The new report – ‘Opening the door’ – outlines the information imbalance which works against consumers in the private rented sector. Just 15 per cent of tenants surveyed were able to find all of the information they wanted about a prospective landlord or letting agency. Over a quarter could find very little or even no information and a third who had found information obtained it from the landlord1 themselves. By contrast landlords or letting agencies can ask tenants for references, deposits, guarantors or other personal and financial information.
Almost nine in ten renters agree that a website to share experiences of landlords would help them to make better decisions before signing a tenancy agreement. Renting is one of the biggest financial commitments consumers make, with private sector renters paying an average of £816 a month for a one bedroom home and this rises to £1,406 in London.2 Yet worryingly, Consumer Focus research shows that over a quarter of renters had cause to complain in the past two years, making the private rented sector the second most complained about market.3 Many of the 1.1 million households who sign up for a new tenancy experience problems with their landlord which only become apparent after signing a legally binding agreement.
Reputational regulation has worked well in other sectors with commercial sites, such as eBay or Amazon, displaying consumer reviews and feedback to people have access to a range of information before they make a decision on what to buy. Consumer Focus believes that a similar site based on constructive feedback could help solve the information imbalance and help people seek out more reputable landlords and avoid the bad ones. Research by the consumer champion has found that websites where consumers share experiences are influential and that, perhaps surprisingly, most people leave positive not negative feedback.4 The site would also reward and incentivise the better landlords in what is a rapidly growing market.5
Claire McAnulty, Policy Expert at Consumer Focus said:
‘Currently the landlord is firmly in the driving seat despite rent being a massive outgoing for many of us. People often sign up with little more than a gut feeling after a cursory tour of the property – if they are lucky, they might have a word of mouth recommendation. The best way to help private renters is to ensure they have the information to know what they are getting into.
‘There is huge potential for a feedback website to give tenants a better idea of whom they’re renting from. Getting behind a feedback website could also help the industry establish a better reputation and build up much-needed trust with renters.’
Shelter Chief Executive Campbell Robb said:
‘Shelter welcomes the findings of this report which clearly highlight the need for better regulation in the private rented sector. The findings echo complaints we hear every day from private tenants about the limited protection they have when they rent privately and the desperate lack of available information on landlords to help them make an informed decision.

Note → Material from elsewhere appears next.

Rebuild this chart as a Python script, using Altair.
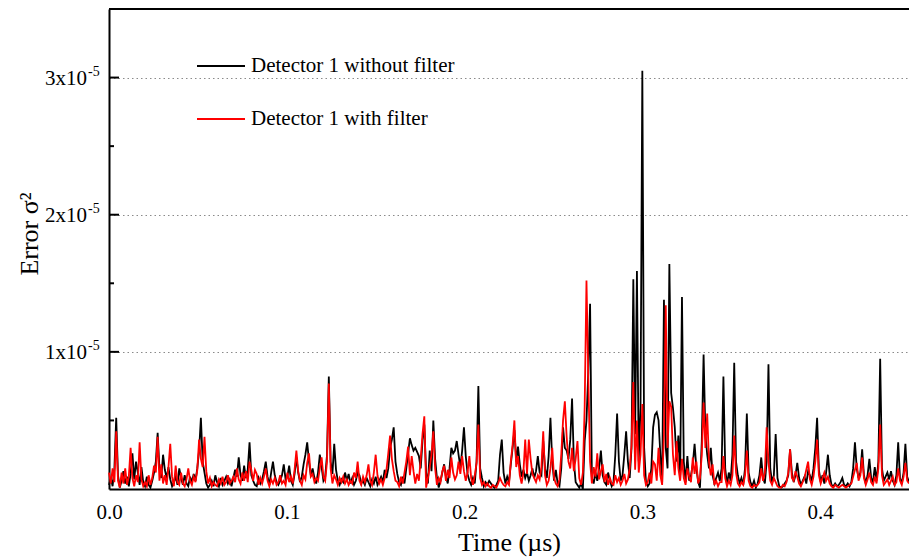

‘We are particularly keen to see the use of landlord accreditation grow. It is vital to raise standards, help tenants get information about their landlord, and provide landlords with the advice and support they need to offer a professional service to their tenants.’
Ian Potter, operations manager of the Association of Residential Letting Agents (ARLA), said:
“We have long-campaigned for better regulation in the private rented sector and have already introduced a licensing scheme for members of ARLA to help ensure greater consumer protection.
“The key issue is that in the absence of any government-driven regulation, there will always be unethical lettings agents and landlords who can operate outside of the jurisdiction of an organisation such as ARLA. This is why we advocate that the most important step in renting – or letting – any property is to thoroughly research local letting agents and fully understand the market context. It is only by doing this at the outset of the process that a tenant or landlord can ensure they are protected.
“Other measures to protect tenants, such as the consumer feedback tool that Consumer Focus is proposing, are worth considering. However, renting a property is not as simple as buying a product; there are many factors to take into account which can influence whether or not a tenant has a positive experience, not least the fact that renting a home is a very different, emotive experience than other major financial purchases.
“It is also the complexity of the process which means the focus should be on improving tenant awareness of the rental process and stamping out bad practice from the outset, rather than creating mechanisms for public complaint after a tenancy agreement has been signed.”
In 2008, the last Government published a review of the Private Rental Sector in England (the ‘Rugg Review’). The review concluded that there is a supply and demand imbalance, particularly for properties affordable for tenants on low incomes. As a result, there will be a continuous demand for properties even if they are owned by landlords with a bad reputation. Consumer Focus’ report argues that for this reason market forces alone cannot be relied upon to ‘regulate’ the sector.
To help address consumer protection issues in the private rental market, Consumer Focus would like to see:
•The introduction of a pilot tenant feedback website, ideally in conjunction with one of the tenancy deposit management schemes6. With input from tenant and landlord bodies a successful pilot would ensure that a robust, balanced and large-scale scheme could be taken forward in the long term. Initial support would be needed from a third party to fund and independently evaluate the pilot website.
•A minimum common standard and quality mark to be introduced for all private landlord accreditation schemes. There are at least 80 different types of voluntary schemes operating in England7, meaning the standards that landlords must meet vary considerably. A common quality mark would act as a benchmark to reward good landlords and offer assurance to their tenants.